Un ambassadeur de l’Anjou

Le groupement est alors en plein essor. Camille Servat le rappelle ce 20 mars 1924 : « Il y a deux ans, notre association comptait 173 adhérents. Actuellement, nous sommes 307, sans compter les nouveaux dont je vous ai donné les noms tout à l’heure. » Les Dîners du Vin d’Anjou ne mettent pas seulement en valeur les produits de la province, mais aussi ses artistes. Pour cette soirée du 20 mars, le dernier dîner de la présidence de Camille Servat, la salle du banquet était ornée en son honneur d’une frise humoristique composée par Félix Lorioux et Ludovic Alleaume. Jean-Adrien Mercier avait réalisé les costumes, Jouanneault les accessoires et Rémy Mondain, propriétaire du grand magasin d’Angers le Palais des Marchands, avait fourni la toile de fond de la frise. Celle-ci montre avec truculence les spécialités de l’Anjou et les acteurs du Dîner : « Les joyeux lapins d’Angrie, les rillauds, le brochet et l’alouse portant le beurre blanc, les dindonneaux de Morannes, l’oie rôtie d’Brissac, maîtresse Pasquiet et maître Bouzy, Camillus imperator couronné de lauriers (sauce), le gros cu d’viau d’Ingrandes, le très noble chapitre des dives bouteilles, le petit pois rond, le verre à vin d’Anjou, la busse Notre Roulleau [marquée Concourson], le chœur des liqueurs angevines. » (L’Ouest, 31 mars 1924)

Les artistes ont toujours été conviés aux dîners. Dès le début, des soirées littéraires, artistiques, musicales suivent les banquets. On était heureux de se serrer les coudes, de parler du pays et d’apprécier ses talents. Charles Bodinier, né à Beaufort, secrétaire général de la Comédie française, est souvent mis à contribution pour les animer. Beaucoup d’artistes de la Comédie française sont conviés, comme Sylvain, Coquelin cadet. Bodinier avait fondé un petit théâtre d’application pour les élèves du Conservatoire, connu sous le nom de théâtre de la Bodinière, où des soirées sont données pour le Dîner du Vin d’Anjou.

Les Angevins y sont particulièrement présents. Au dîner de la tour Eiffel de juillet 1894, l’une des artistes du théâtre de la Bodinière chante un poème de l’Angevin Montiès, mis en musique par un autre Angevin, Anthiaume.
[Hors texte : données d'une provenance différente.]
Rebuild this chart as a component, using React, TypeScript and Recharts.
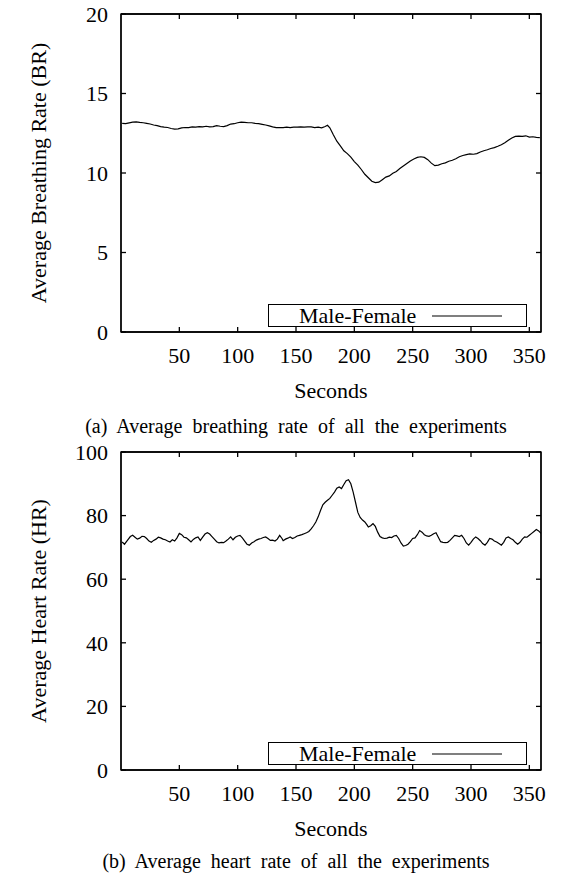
import { LineChart, Line, XAxis, YAxis, Legend, ReferenceArea } from "recharts";

const FONT = "'Liberation Serif', 'Times New Roman', serif";

// breathing rate (a)
const brSeconds = [
  1, 4, 7, 10, 13, 16, 19, 22, 25, 28, 31, 34, 37, 40, 43, 46, 49, 52, 55, 58,
  61, 64, 67, 70, 73, 76, 79, 82, 85, 88, 91, 94, 97, 100, 103, 106, 109, 112, 115, 118,
  121, 124, 127, 130, 133, 136, 139, 142, 145, 148, 151, 154, 157, 160, 163, 166, 169, 172, 175, 177,
  179, 182, 185, 188, 191, 194, 197, 200, 203, 206, 209, 212, 215, 218, 221, 224, 227, 230, 233, 236,
  239, 242, 245, 248, 251, 254, 257, 260, 263, 266, 269, 272, 275, 278, 281, 284, 287, 290, 293, 296,
  299, 302, 305, 308, 311, 314, 317, 320, 323, 326, 329, 332, 335, 338, 341, 344, 347, 350, 353, 356, 359,
];
const brValues = [
  13.12, 13.1, 13.15, 13.2, 13.22, 13.18, 13.16, 13.12, 13.08, 13.02, 12.98, 12.92, 12.88, 12.86, 12.8, 12.76, 12.78, 12.84, 12.86, 12.86,
  12.9, 12.88, 12.92, 12.9, 12.94, 12.9, 12.92, 12.98, 12.94, 12.92, 12.98, 13.08, 13.1, 13.16, 13.2, 13.18, 13.16, 13.16, 13.12, 13.1,
  13.06, 13.02, 12.96, 12.9, 12.86, 12.86, 12.86, 12.88, 12.86, 12.88, 12.88, 12.9, 12.88, 12.9, 12.9, 12.86, 12.88, 12.84, 12.92, 13.0,
  12.84, 12.4, 12.0, 11.7, 11.4, 11.22, 11.0, 10.72, 10.5, 10.22, 9.92, 9.7, 9.48, 9.4, 9.42, 9.58, 9.74, 9.82, 9.98, 10.1,
  10.28, 10.44, 10.6, 10.76, 10.88, 10.98, 11.02, 10.98, 10.84, 10.62, 10.46, 10.5, 10.58, 10.64, 10.74, 10.8, 10.9, 11.02, 11.1, 11.16,
  11.2, 11.18, 11.22, 11.32, 11.4, 11.46, 11.54, 11.6, 11.68, 11.78, 11.9, 12.06, 12.2, 12.3, 12.32, 12.3, 12.34, 12.26, 12.28, 12.24, 12.22,
];

// heart rate (b)
const hrSeconds = [
  1, 3, 5, 8, 10, 12, 14, 16, 18, 20, 22, 24, 26, 28, 30, 32, 34, 36, 38, 40,
  42, 44, 46, 48, 50, 52, 54, 56, 58, 60, 62, 64, 66, 68, 70, 72, 74, 76, 78, 80,
  82, 84, 86, 88, 90, 92, 94, 96, 98, 100, 102, 104, 106, 108, 110, 112, 114, 116, 118, 120,
  122, 124, 126, 128, 130, 132, 134, 136, 138, 139, 141, 143, 145, 147, 149, 151, 153, 155, 157, 159,
  161, 163, 165, 167, 169, 171, 173, 175, 177, 179, 181, 183, 185, 187, 189, 191, 193, 195, 197, 199,
  201, 203, 205, 207, 209, 211, 212, 214, 216, 218, 220, 222, 224, 226, 228, 230, 232, 234, 236, 238,
  240, 242, 244, 246, 248, 250, 252, 254, 256, 258, 260, 262, 264, 266, 268, 270, 272, 274, 276, 278,
  280, 282, 284, 286, 288, 290, 292, 294, 296, 298, 300, 302, 304, 306, 308, 310, 312, 314, 316, 318,
  320, 322, 324, 326, 328, 330, 332, 334, 336, 338, 340, 342, 344, 346, 348, 350, 352, 354, 356, 358, 360,
];
const hrValues = [
  71.7, 71.0, 72.0, 73.4, 73.8, 73.2, 72.6, 72.9, 73.5, 73.4, 72.8, 72.0, 71.6, 72.2, 72.6, 73.2, 73.0, 72.6, 72.4, 72.0,
  71.7, 72.4, 72.0, 73.0, 74.4, 74.0, 73.2, 73.0, 72.4, 71.7, 72.5, 73.0, 73.3, 72.2, 73.2, 74.2, 74.6, 74.2, 73.4, 72.6,
  71.8, 71.4, 71.6, 71.5, 72.0, 72.6, 73.3, 72.4, 73.2, 73.6, 73.8, 73.0, 72.0, 71.0, 70.7, 71.4, 71.8, 72.3, 72.6, 72.8,
  73.1, 73.3, 72.8, 72.2, 72.3, 72.0, 72.6, 73.8, 72.8, 72.1, 72.6, 72.9, 73.3, 72.8, 73.1, 73.6, 73.8, 74.0, 74.3, 74.6,
  75.0, 75.8, 76.8, 78.0, 79.6, 81.6, 83.4, 84.2, 84.8, 85.4, 86.4, 87.4, 88.6, 89.0, 88.5, 89.8, 91.0, 91.3, 90.0, 87.4,
  84.2, 81.0, 79.4, 78.6, 78.0, 77.0, 76.4, 76.8, 77.5, 76.6, 74.8, 73.4, 73.0, 72.8, 72.9, 73.2, 73.1, 73.6, 73.8, 72.8,
  71.4, 70.4, 70.6, 71.0, 71.8, 72.8, 73.0, 74.0, 75.3, 74.8, 74.0, 73.6, 73.5, 73.8, 74.3, 74.6, 73.2, 71.8, 71.6, 71.5,
  71.6, 72.2, 73.0, 73.8, 73.6, 73.4, 73.8, 72.8, 71.4, 70.7, 71.6, 72.6, 73.3, 72.8, 72.1, 71.2, 70.7, 71.6, 72.8, 72.6,
  72.0, 71.7, 71.2, 70.7, 71.6, 73.0, 73.3, 72.8, 72.4, 71.6, 71.0, 71.6, 72.6, 73.3, 73.2, 73.8, 74.4, 75.0, 75.6, 75.2, 74.4,
];

const xTicks = [50, 100, 150, 200, 250, 300, 350];
const brTicks = [0, 5, 10, 15, 20];
const hrTicks = [0, 20, 40, 60, 80, 100];
const seriesName = "Male-Female";

const brData = brSeconds.map((t, i) => ({ t, v: brValues[i] }));
const hrData = hrSeconds.map((t, i) => ({ t, v: hrValues[i] }));

const tickStyle = { fill: "#000", fontSize: 22, fontFamily: FONT };

function LegendBox() {
  return (
    <div
      style={{
        boxSizing: "border-box",
        width: 259,
        height: 23,
        border: "1px solid #000",
        background: "#fff",
        display: "flex",
        alignItems: "center",
        fontFamily: FONT,
        fontSize: 22,
        lineHeight: "21px",
        color: "#000",
      }}
    >
      <span style={{ marginLeft: 30 }}>{seriesName}</span>
      <svg width={70} height={6} style={{ marginLeft: 16 }}>
        <line x1={0} y1={3} x2={70} y2={3} stroke="#000" strokeWidth={1.2} />
      </svg>
    </div>
  );
}

function Panel({ data, yMax, yTicks, yLabel, top, caption, captionTop }: any) {
  return (
    <>
      <div style={{ position: "absolute", left: 0, top }}>
        <LineChart width={562} height={410} data={data} margin={{ top: 13, right: 20, bottom: 0, left: 0 }}>
          <XAxis
            xAxisId="b"
            dataKey="t"
            type="number"
            domain={[0, 360]}
            allowDataOverflow
            ticks={xTicks}
            height={78}
            stroke="#000"
            strokeWidth={1.3}
            tickSize={-5}
            tickMargin={20}
            tick={tickStyle}
            label={{ value: "Seconds", position: "insideBottom", offset: 12, fill: "#000", fontSize: 22, fontFamily: FONT }}
          />
          <XAxis
            xAxisId="t"
            dataKey="t"
            orientation="top"
            type="number"
            domain={[0, 360]}
            allowDataOverflow
            ticks={xTicks}
            height={1}
            stroke="#000"
            strokeWidth={1.3}
            tickSize={-5}
            tickFormatter={() => ""}
          />
          <YAxis
            yAxisId="l"
            type="number"
            domain={[0, yMax]}
            allowDataOverflow
            ticks={yTicks}
            width={121}
            stroke="#000"
            strokeWidth={1.3}
            tickSize={-5}
            tickMargin={18}
            tick={tickStyle}
            label={{
              value: yLabel,
              angle: -90,
              position: "insideLeft",
              offset: 38,
              fill: "#000",
              fontSize: 22,
              fontFamily: FONT,
              style: { textAnchor: "middle" },
            }}
          />
          <YAxis
            yAxisId="r"
            orientation="right"
            type="number"
            domain={[0, yMax]}
            allowDataOverflow
            ticks={yTicks}
            width={1}
            stroke="#000"
            strokeWidth={1.3}
            tickSize={-5}
            tickFormatter={() => ""}
          />
          <ReferenceArea
            xAxisId="b"
            yAxisId="l"
            x1={0}
            x2={360}
            y1={0}
            y2={yMax}
            fill="none"
            fillOpacity={0}
            stroke="#000"
            strokeWidth={1.3}
            ifOverflow="visible"
          />
          <Legend
            layout="vertical"
            align="center"
            verticalAlign="middle"
            wrapperStyle={{ position: "absolute", left: 268, top: 304, width: 259, height: 23 }}
            content={() => <LegendBox />}
          />
          <Line
            xAxisId="b"
            yAxisId="l"
            dataKey="v"
            name={seriesName}
            type="linear"
            stroke="#000"
            strokeWidth={1.2}
            dot={false}
            isAnimationActive={false}
          />
        </LineChart>
      </div>
      <div
        style={{
          position: "absolute",
          left: 0,
          width: 592,
          top: captionTop,
          textAlign: "center",
          fontFamily: FONT,
          fontSize: 20,
          lineHeight: "20px",
          wordSpacing: 5,
          color: "#000",
          whiteSpace: "nowrap",
        }}
      >
        {caption}
      </div>
    </>
  );
}

export default function App() {
  return (
    <div style={{ position: "absolute", left: 0, top: 0, width: 562, height: 880, background: "#fff" }}>
      <Panel
        data={brData}
        yMax={20}
        yTicks={brTicks}
        yLabel="Average Breathing Rate (BR)"
        top={0}
        caption="(a) Average breathing rate of all the experiments"
        captionTop={416}
      />
      <Panel
        data={hrData}
        yMax={100}
        yTicks={hrTicks}
        yLabel="Average Heart Rate (HR)"
        top={438}
        caption="(b) Average heart rate of all the experiments"
        captionTop={851}
      />
    </div>
  );
}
Dans les années d’entre-deux-guerres, on entend les rimiaux de Marc Leclerc et les poèmes de Paul Sonniès (pseudonyme de Paul Peysonnié), le romancier Maurice Brillant, le journaliste Henry Coutant, l’artiste de l’Opéra-Comique Suzanne Cesbron-Viseur, la pianiste Marcelle Gérar, le violoniste Roland Charmy, l’ancien pensionnaire de la Comédie française Paul Décard, le compositeur Eugène David-Bernard, l’actrice Mme Lherbay… et bien sûr l’écrivain et humoriste Curnonsky qui n’aurait pas manqué un dîner du Vin d’Anjou ! Au dessert, on lui réclamait quelques bonnes histoires du pays « et là son accent faisait merveille » raconte son biographe Simon Arbellot. Curnonsky déclarait que le vin d’Anjou, qui « assujettit », mais ne grise point, jouit de propriétés telles que l’animation la plus folle règne à toutes les réunions du Dîner !
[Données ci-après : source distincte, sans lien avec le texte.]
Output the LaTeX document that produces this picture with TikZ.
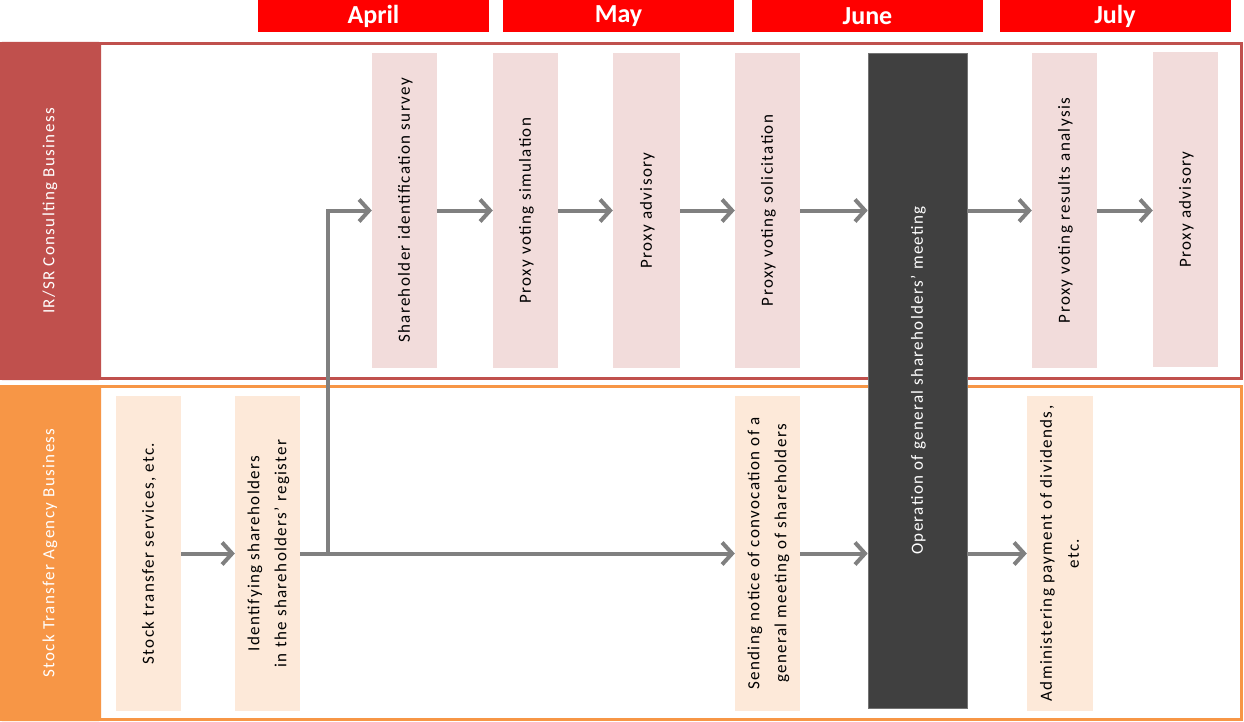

En 1926, le Dîner se « décentralise » pour la première fois en Anjou, à la belle saison. C’est l’excursion du 28 septembre 1926 à Saint-Hilaire-Saint-Florent, Trèves-Cunault, Doué, Asnières, Montreuil-Bellay. Le repas a lieu à l’Hôtel de la Loire, chez Barrau, à Gennes, la meilleure table de l’Anjou. Désormais, il sera de tradition de venir tous les deux ans en Anjou.

« Et voilà, conclut le docteur Maisonneuve, comment la modeste initiative de quelques Angevins, isolés dans Paris, eut pour conséquence de rapprocher fraternellement une foule de braves gens sortis du même sol, qui s’ignoraient et auraient continué à passer les uns près des autres sans se connaître […]. L’éclat de ces réunions a eu un second effet, […] il a rejailli sur le fin produit de nos coteaux et largement contribué à attirer sur lui l’attention des Parisiens. » Au dîner du 9 décembre 1919, le président inaugure solennellement deux prototypes du verre à vin d’Anjou. En décembre 1925, c’est la bouteille à vin d’Anjou qui est présentée, après de longues recherches menées par les Verreries Mécaniques de l’Anjou. Le Dîner du Vin d’Anjou a joué le rôle d’un ambassadeur.